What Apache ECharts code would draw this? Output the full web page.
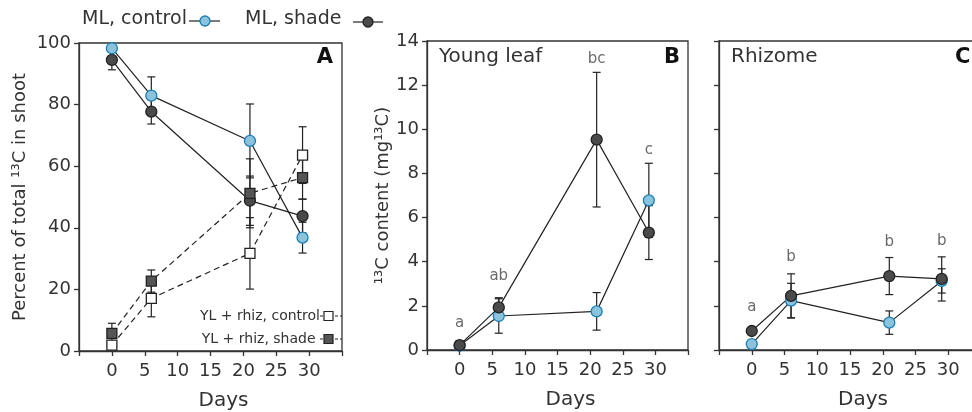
<!DOCTYPE html>
<html>
<head>
<meta charset="utf-8">
<script src="https://cdn.jsdelivr.net/npm/echarts@6/dist/echarts.min.js"></script>
<style>
html,body{margin:0;padding:0;background:#fff;}
#chart{width:972px;height:412px;}
</style>
</head>
<body>
<div id="chart"></div>
<script>
// ---------- data ----------
const days = [0, 6, 21, 29];
const xTicks = [0, 5, 10, 15, 20, 25, 30];

// Panel A: percent of total 13C in shoot
const mlControl = [98.3, 82.9, 68.2, 36.8];
const mlControlErr = [1.0, 6.1, 12.0, 5.0];
const mlShade = [94.5, 77.7, 48.8, 43.8];
const mlShadeErr = [3.2, 4.0, 8.0, 5.5];
const ylControl = [1.9, 17.1, 31.7, 63.6];
const ylControlErr = [1.5, 6.0, 11.6, 9.2];
const ylShade = [5.7, 22.7, 51.2, 56.3];
const ylShadeErr = [3.3, 3.6, 11.2, 7.0];

// Panel B: young leaf 13C content (mg 13C)
const youngControl = [0.2, 1.54, 1.75, 6.78];
const youngControlErr = [0.15, 0.78, 0.85, 1.68];
const youngShade = [0.22, 1.93, 9.53, 5.32];
const youngShadeErr = [0.2, 0.44, 3.05, 1.22];
const lettersB = ['a', 'ab', 'bc', 'c'];
const letterValB = [1.2, 3.35, 13.2, 9.05];

// Panel C: rhizome 13C content (mg 13C)
const rhizControl = [0.27, 2.24, 1.24, 3.13];
const rhizControlErr = [0.1, 0.78, 0.53, 0.55];
const rhizShade = [0.86, 2.45, 3.35, 3.22];
const rhizShadeErr = [0.15, 1.0, 0.84, 1.0];
const lettersC = ['a', 'b', 'b', 'b'];
const letterValC = [1.96, 4.23, 4.88, 4.95];

// ---------- styling ----------
const FONT = 'DejaVu Sans';
const TXT = '#333';
const AX = '#333';
const BLUE_FILL = '#8cc3dc';
const BLUE_EDGE = '#1b7fb3';
const DARK_FILL = '#4a4a4a';
const DARK_EDGE = '#222';

const chart = echarts.init(document.getElementById('chart'), null, {renderer: 'canvas'});

function pairs(vals) { return days.map((d, i) => [d, vals[i]]); }
function errData(vals, errs) { return days.map((d, i) => [d, vals[i] - errs[i], vals[i] + errs[i]]); }

function errSeries(idx, vals, errs) {
  return {
    type: 'custom', xAxisIndex: idx, yAxisIndex: idx, z: 1, silent: true,
    data: errData(vals, errs),
    renderItem: function (params, api) {
      const x = api.value(0);
      const lo = api.coord([x, api.value(1)]);
      const hi = api.coord([x, api.value(2)]);
      const w = 4;
      const st = {stroke: '#222', lineWidth: 1.2};
      return {type: 'group', children: [
        {type: 'line', shape: {x1: lo[0], y1: lo[1], x2: hi[0], y2: hi[1]}, style: st},
        {type: 'line', shape: {x1: lo[0] - w, y1: lo[1], x2: lo[0] + w, y2: lo[1]}, style: st},
        {type: 'line', shape: {x1: hi[0] - w, y1: hi[1], x2: hi[0] + w, y2: hi[1]}, style: st}
      ]};
    }
  };
}

function lineSeries(idx, vals, kind) {
  const s = {
    type: 'line', xAxisIndex: idx, yAxisIndex: idx, z: 3, data: pairs(vals),
    symbolSize: 11, animation: false,
    lineStyle: {color: '#222', width: 1.2},
    itemStyle: {borderWidth: 1.3}
  };
  if (kind === 'blue') { s.symbol = 'circle'; s.itemStyle.color = BLUE_FILL; s.itemStyle.borderColor = BLUE_EDGE; }
  if (kind === 'dark') { s.symbol = 'circle'; s.itemStyle.color = DARK_FILL; s.itemStyle.borderColor = DARK_EDGE; }
  if (kind === 'open') { s.symbol = 'rect'; s.symbolSize = 10; s.itemStyle.color = '#fff'; s.itemStyle.borderColor = '#222'; s.lineStyle.type = [6, 4]; }
  if (kind === 'darksq') { s.symbol = 'rect'; s.symbolSize = 10; s.itemStyle.color = '#555'; s.itemStyle.borderColor = '#222'; s.lineStyle.type = [6, 4]; }
  return s;
}

function letterSeries(idx, letters, vals) {
  return {
    type: 'scatter', xAxisIndex: idx, yAxisIndex: idx, z: 4, silent: true,
    symbolSize: 1, itemStyle: {color: 'rgba(0,0,0,0)'},
    data: days.map((d, i) => ({value: [d, vals[i]], name: letters[i]})),
    label: {show: true, position: 'inside', formatter: p => p.name,
            fontFamily: FONT, fontSize: 15, color: '#444'}
  };
}

function xAxis(idx) {
  return {
    type: 'value', gridIndex: idx, min: -5, max: 35, interval: 5,
    name: 'Days', nameLocation: 'middle', nameGap: 40,
    nameTextStyle: {fontFamily: FONT, fontSize: 20, color: TXT, padding: [0, 0, 0, 26]},
    axisLine: {onZero: false, lineStyle: {color: AX, width: 1.3}},
    axisTick: {show: true, length: 5, inside: false, lineStyle: {color: AX, width: 1.3}},
    axisLabel: {fontFamily: FONT, fontSize: 18, color: TXT, margin: 11,
      formatter: v => (xTicks.indexOf(v) >= 0 ? String(v) : '')},
    splitLine: {show: false}
  };
}

function yAxis(idx, max, interval, name, gap, showLabels) {
  return {
    type: 'value', gridIndex: idx, min: 0, max: max, interval: interval,
    name: name, nameLocation: 'middle', nameGap: gap,
    nameTextStyle: {fontFamily: FONT, fontSize: 18, color: TXT},
    axisLine: {show: true, onZero: false, lineStyle: {color: AX, width: 1.3}},
    axisTick: {show: true, length: 5, lineStyle: {color: AX, width: 1.3}},
    axisLabel: {show: showLabels, fontFamily: FONT, fontSize: 18, color: TXT, margin: 8},
    splitLine: {show: false}
  };
}

const gridStyle = {show: true, borderColor: AX, borderWidth: 1.3, backgroundColor: 'transparent',
                   containLabel: false, outerBoundsMode: 'none'};

const option = {
  animation: false,
  backgroundColor: '#fff',
  grid: [
    Object.assign({left: 79, top: 43, width: 263, height: 308}, gridStyle),
    Object.assign({left: 427, top: 41, width: 261, height: 309}, gridStyle),
    Object.assign({left: 719, top: 41, width: 262, height: 309}, gridStyle)
  ],
  xAxis: [xAxis(0), xAxis(1), xAxis(2)],
  yAxis: [
    yAxis(0, 100, 20, 'Percent of total ¹³C in shoot', 50, true),
    yAxis(1, 14, 2, '¹³C content (mg¹³C)', 34, true),
    yAxis(2, 14, 2, '', 30, false)
  ],
  series: [
    errSeries(0, mlShade, mlShadeErr),
    errSeries(0, mlControl, mlControlErr),
    errSeries(0, ylControl, ylControlErr),
    errSeries(0, ylShade, ylShadeErr),
    lineSeries(0, mlShade, 'dark'),
    lineSeries(0, mlControl, 'blue'),
    lineSeries(0, ylControl, 'open'),
    lineSeries(0, ylShade, 'darksq'),

    errSeries(1, youngControl, youngControlErr),
    errSeries(1, youngShade, youngShadeErr),
    lineSeries(1, youngControl, 'blue'),
    lineSeries(1, youngShade, 'dark'),
    letterSeries(1, lettersB, letterValB),

    errSeries(2, rhizControl, rhizControlErr),
    errSeries(2, rhizShade, rhizShadeErr),
    lineSeries(2, rhizControl, 'blue'),
    lineSeries(2, rhizShade, 'dark'),
    letterSeries(2, lettersC, letterValC)
  ],
  graphic: [
    // top legend
    {type: 'text', left: 82, top: 10, style: {text: 'ML, control', fontFamily: FONT, fontSize: 19, fill: TXT}},
    {type: 'line', shape: {x1: 189, y1: 21, x2: 220, y2: 21}, style: {stroke: '#222', lineWidth: 1.2}},
    {type: 'circle', shape: {cx: 205, cy: 21, r: 5}, style: {fill: BLUE_FILL, stroke: BLUE_EDGE, lineWidth: 1.3}},
    {type: 'text', left: 245, top: 10, style: {text: 'ML, shade', fontFamily: FONT, fontSize: 19, fill: TXT}},
    {type: 'line', shape: {x1: 353, y1: 22, x2: 383, y2: 22}, style: {stroke: '#222', lineWidth: 1.2}},
    {type: 'circle', shape: {cx: 368, cy: 22, r: 5}, style: {fill: DARK_FILL, stroke: DARK_EDGE, lineWidth: 1.3}},

    // panel A inner legend
    {type: 'text', style: {x: 320, y: 316, text: 'YL + rhiz, control', align: 'right', verticalAlign: 'middle', fontFamily: FONT, fontSize: 14, fill: TXT}},
    {type: 'line', shape: {x1: 320, y1: 316, x2: 342, y2: 316}, style: {stroke: '#222', lineWidth: 1.1, lineDash: [3, 2]}},
    {type: 'rect', shape: {x: 324, y: 311.5, width: 9, height: 9}, style: {fill: '#fff', stroke: '#222', lineWidth: 1.2}},
    {type: 'text', style: {x: 320, y: 339, text: 'YL + rhiz, shade ', align: 'right', verticalAlign: 'middle', fontFamily: FONT, fontSize: 14, fill: TXT}},
    {type: 'line', shape: {x1: 320, y1: 339, x2: 342, y2: 339}, style: {stroke: '#222', lineWidth: 1.1, lineDash: [3, 2]}},
    {type: 'rect', shape: {x: 324, y: 334.5, width: 9, height: 9}, style: {fill: '#555', stroke: '#222', lineWidth: 1.2}},

    // panel letters
    {type: 'text', style: {x: 333, y: 58, text: 'A', align: 'right', verticalAlign: 'middle', fontFamily: FONT, fontWeight: 900, fontSize: 21, fill: '#111'}},
    {type: 'text', style: {x: 680, y: 58, text: 'B', align: 'right', verticalAlign: 'middle', fontFamily: FONT, fontWeight: 900, fontSize: 21, fill: '#111'}},
    {type: 'text', style: {x: 955, y: 58, text: 'C', align: 'left', verticalAlign: 'middle', fontFamily: FONT, fontWeight: 900, fontSize: 21, fill: '#111'}},

    // panel titles
    {type: 'text', style: {x: 439, y: 57, text: 'Young leaf', verticalAlign: 'middle', fontFamily: FONT, fontSize: 20, fill: TXT}},
    {type: 'text', style: {x: 731, y: 57, text: 'Rhizome', verticalAlign: 'middle', fontFamily: FONT, fontSize: 20, fill: TXT}}
  ]
};

chart.setOption(option);
</script>
</body>
</html>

━━━

Aim of the task: Skip the pictures, please, and transcribe only the lines from the beginning of the material through the one that contains "function errData(vals, errs)".

Solution to the problem:
What Apache ECharts code would draw this? Output the full web page.
<!DOCTYPE html>
<html>
<head>
<meta charset="utf-8">
<script src="https://cdn.jsdelivr.net/npm/echarts@6/dist/echarts.min.js"></script>
<style>
html,body{margin:0;padding:0;background:#fff;}
#chart{width:972px;height:412px;}
</style>
</head>
<body>
<div id="chart"></div>
<script>
// ---------- data ----------
const days = [0, 6, 21, 29];
const xTicks = [0, 5, 10, 15, 20, 25, 30];

// Panel A: percent of total 13C in shoot
const mlControl = [98.3, 82.9, 68.2, 36.8];
const mlControlErr = [1.0, 6.1, 12.0, 5.0];
const mlShade = [94.5, 77.7, 48.8, 43.8];
const mlShadeErr = [3.2, 4.0, 8.0, 5.5];
const ylControl = [1.9, 17.1, 31.7, 63.6];
const ylControlErr = [1.5, 6.0, 11.6, 9.2];
const ylShade = [5.7, 22.7, 51.2, 56.3];
const ylShadeErr = [3.3, 3.6, 11.2, 7.0];

// Panel B: young leaf 13C content (mg 13C)
const youngControl = [0.2, 1.54, 1.75, 6.78];
const youngControlErr = [0.15, 0.78, 0.85, 1.68];
const youngShade = [0.22, 1.93, 9.53, 5.32];
const youngShadeErr = [0.2, 0.44, 3.05, 1.22];
const lettersB = ['a', 'ab', 'bc', 'c'];
const letterValB = [1.2, 3.35, 13.2, 9.05];

// Panel C: rhizome 13C content (mg 13C)
const rhizControl = [0.27, 2.24, 1.24, 3.13];
const rhizControlErr = [0.1, 0.78, 0.53, 0.55];
const rhizShade = [0.86, 2.45, 3.35, 3.22];
const rhizShadeErr = [0.15, 1.0, 0.84, 1.0];
const lettersC = ['a', 'b', 'b', 'b'];
const letterValC = [1.96, 4.23, 4.88, 4.95];

// ---------- styling ----------
const FONT = 'DejaVu Sans';
const TXT = '#333';
const AX = '#333';
const BLUE_FILL = '#8cc3dc';
const BLUE_EDGE = '#1b7fb3';
const DARK_FILL = '#4a4a4a';
const DARK_EDGE = '#222';

const chart = echarts.init(document.getElementById('chart'), null, {renderer: 'canvas'});

function pairs(vals) { return days.map((d, i) => [d, vals[i]]); }
function errData(vals, errs) { return days.map((d, i) => [d, vals[i] - errs[i], vals[i] + errs[i]]); }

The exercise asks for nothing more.